Para Pires, a entrada do STF nos últimos anos na discussão sobre dívidas entre Estados e União “fragilizou muito” a posição do governo federal para negociação. Qualquer acordo novo, defende, tem que pressupor algum tipo de validação do STF. “Sem isso, ficará muito difícil ter uma relação federativa mais longeva. É preciso que o STF acompanhe isso e, de certa forma, participe de alguma forma do acordo. O caso de Minas Gerais é muito emblemático. O STF deu a liminar pra Minas no começo de agosto. Dez dias depois Minas Gerais estava renovando vários benefícios fiscais. É óbvio que uma solução racional pra isso é eventualmente dar a liminar, mas com algum tipo de amarra para não incorrer nesse tipo de situação.”

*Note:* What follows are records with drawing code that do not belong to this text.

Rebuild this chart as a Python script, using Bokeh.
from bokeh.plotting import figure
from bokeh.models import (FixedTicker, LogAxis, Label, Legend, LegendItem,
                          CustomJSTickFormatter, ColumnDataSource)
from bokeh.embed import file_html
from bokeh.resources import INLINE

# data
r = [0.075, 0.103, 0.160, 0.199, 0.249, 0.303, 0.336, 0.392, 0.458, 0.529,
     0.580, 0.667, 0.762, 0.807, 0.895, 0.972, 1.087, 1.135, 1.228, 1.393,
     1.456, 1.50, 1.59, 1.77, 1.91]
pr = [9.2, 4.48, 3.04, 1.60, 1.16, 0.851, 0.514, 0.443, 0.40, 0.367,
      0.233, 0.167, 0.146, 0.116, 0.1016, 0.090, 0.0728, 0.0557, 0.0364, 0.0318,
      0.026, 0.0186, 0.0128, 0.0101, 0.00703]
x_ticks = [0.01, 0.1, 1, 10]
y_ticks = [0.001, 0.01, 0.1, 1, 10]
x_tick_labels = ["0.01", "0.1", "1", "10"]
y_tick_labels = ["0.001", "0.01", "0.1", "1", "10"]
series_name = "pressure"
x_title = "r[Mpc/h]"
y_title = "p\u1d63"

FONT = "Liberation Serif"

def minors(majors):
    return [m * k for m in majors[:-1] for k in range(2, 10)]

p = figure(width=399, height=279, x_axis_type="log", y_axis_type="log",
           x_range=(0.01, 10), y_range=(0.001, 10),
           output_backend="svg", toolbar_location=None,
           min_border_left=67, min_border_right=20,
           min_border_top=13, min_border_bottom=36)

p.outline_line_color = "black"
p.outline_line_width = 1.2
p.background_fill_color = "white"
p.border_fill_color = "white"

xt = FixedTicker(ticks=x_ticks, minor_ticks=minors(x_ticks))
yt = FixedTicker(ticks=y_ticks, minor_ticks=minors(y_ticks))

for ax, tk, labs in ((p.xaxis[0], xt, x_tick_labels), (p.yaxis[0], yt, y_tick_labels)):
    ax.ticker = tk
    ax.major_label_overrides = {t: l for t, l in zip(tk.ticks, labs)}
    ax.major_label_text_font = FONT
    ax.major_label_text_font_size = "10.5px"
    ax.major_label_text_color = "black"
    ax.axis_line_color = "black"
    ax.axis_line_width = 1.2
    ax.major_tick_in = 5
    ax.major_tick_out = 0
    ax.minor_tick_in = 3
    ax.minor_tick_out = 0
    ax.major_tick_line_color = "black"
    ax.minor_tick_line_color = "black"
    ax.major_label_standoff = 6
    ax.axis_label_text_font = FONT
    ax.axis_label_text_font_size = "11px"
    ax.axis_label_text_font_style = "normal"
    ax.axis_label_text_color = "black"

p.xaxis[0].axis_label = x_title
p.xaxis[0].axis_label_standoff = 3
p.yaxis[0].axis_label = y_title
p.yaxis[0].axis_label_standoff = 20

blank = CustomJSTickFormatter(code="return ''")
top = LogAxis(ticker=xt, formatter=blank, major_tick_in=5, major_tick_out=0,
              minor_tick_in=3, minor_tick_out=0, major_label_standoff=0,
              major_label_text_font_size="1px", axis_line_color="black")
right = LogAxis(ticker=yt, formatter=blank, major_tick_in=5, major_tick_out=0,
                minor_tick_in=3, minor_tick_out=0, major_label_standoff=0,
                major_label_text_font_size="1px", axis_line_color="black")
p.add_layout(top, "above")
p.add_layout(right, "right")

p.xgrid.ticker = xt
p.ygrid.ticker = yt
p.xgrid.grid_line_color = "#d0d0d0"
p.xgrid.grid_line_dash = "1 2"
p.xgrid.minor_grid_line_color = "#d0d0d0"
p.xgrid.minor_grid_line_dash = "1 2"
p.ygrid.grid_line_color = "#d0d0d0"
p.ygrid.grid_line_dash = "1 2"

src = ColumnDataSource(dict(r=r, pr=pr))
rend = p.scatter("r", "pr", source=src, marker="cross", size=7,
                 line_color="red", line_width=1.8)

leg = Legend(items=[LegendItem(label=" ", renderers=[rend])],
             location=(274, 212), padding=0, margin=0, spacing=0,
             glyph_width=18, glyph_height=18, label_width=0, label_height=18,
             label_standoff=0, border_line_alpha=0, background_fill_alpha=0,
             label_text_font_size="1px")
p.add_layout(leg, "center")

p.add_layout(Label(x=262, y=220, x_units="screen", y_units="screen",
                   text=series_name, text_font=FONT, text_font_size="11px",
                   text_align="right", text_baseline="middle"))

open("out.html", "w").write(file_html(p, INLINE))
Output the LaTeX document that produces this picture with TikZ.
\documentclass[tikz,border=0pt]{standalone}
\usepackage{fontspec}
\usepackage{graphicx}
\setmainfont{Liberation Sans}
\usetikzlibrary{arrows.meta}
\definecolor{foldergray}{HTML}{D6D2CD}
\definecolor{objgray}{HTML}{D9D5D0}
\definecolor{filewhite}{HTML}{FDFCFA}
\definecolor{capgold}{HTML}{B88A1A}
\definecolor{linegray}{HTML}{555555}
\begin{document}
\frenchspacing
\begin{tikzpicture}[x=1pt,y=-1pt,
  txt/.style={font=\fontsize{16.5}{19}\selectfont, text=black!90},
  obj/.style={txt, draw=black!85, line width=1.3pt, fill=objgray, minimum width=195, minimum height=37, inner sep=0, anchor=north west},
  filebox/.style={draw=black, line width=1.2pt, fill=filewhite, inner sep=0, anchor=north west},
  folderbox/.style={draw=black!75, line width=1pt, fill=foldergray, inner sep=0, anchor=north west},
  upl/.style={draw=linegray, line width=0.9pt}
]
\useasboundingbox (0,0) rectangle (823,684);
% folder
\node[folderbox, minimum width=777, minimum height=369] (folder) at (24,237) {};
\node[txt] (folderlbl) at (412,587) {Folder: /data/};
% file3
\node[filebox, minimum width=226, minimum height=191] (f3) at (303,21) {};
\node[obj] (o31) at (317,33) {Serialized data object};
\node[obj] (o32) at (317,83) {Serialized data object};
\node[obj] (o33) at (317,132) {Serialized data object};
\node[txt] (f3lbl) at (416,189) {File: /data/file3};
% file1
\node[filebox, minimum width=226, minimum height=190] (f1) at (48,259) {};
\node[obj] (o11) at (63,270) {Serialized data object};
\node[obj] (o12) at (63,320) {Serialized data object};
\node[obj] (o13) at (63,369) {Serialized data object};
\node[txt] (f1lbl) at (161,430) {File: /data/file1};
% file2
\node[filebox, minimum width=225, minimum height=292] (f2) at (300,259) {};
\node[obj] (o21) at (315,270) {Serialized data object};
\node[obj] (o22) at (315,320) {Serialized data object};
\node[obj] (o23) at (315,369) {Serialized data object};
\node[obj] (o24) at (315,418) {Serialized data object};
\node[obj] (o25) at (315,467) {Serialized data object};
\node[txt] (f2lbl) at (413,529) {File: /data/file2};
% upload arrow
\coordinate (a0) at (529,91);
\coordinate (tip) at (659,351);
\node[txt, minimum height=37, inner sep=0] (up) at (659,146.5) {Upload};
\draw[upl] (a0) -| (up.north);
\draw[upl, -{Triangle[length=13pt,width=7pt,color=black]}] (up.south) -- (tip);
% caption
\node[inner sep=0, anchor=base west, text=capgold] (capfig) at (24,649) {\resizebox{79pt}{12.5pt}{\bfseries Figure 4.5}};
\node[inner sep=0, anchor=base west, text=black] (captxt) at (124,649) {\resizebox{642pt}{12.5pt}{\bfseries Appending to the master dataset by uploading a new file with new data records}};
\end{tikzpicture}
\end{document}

Bráulio Borges, economista da LCA Consultores e pesquisador do FGV Ibre, chama a atenção para o contexto de fragilidade da responsabilidade fiscal tanto no âmbito da União quanto no dos governos regionais. Reflexo disso, diz ele, é o projeto de lei em tramitação no Senado que flexibiliza a contabilização da despesas de pessoal. “Foi aprovado pela Câmara dos Deputados e ainda precisa ser discutido no Senado. Mas é uma tentativa de flexibilizar de novo a Lei de Responsabilidade Fiscal para permitir mais gastos nos governos regionais.”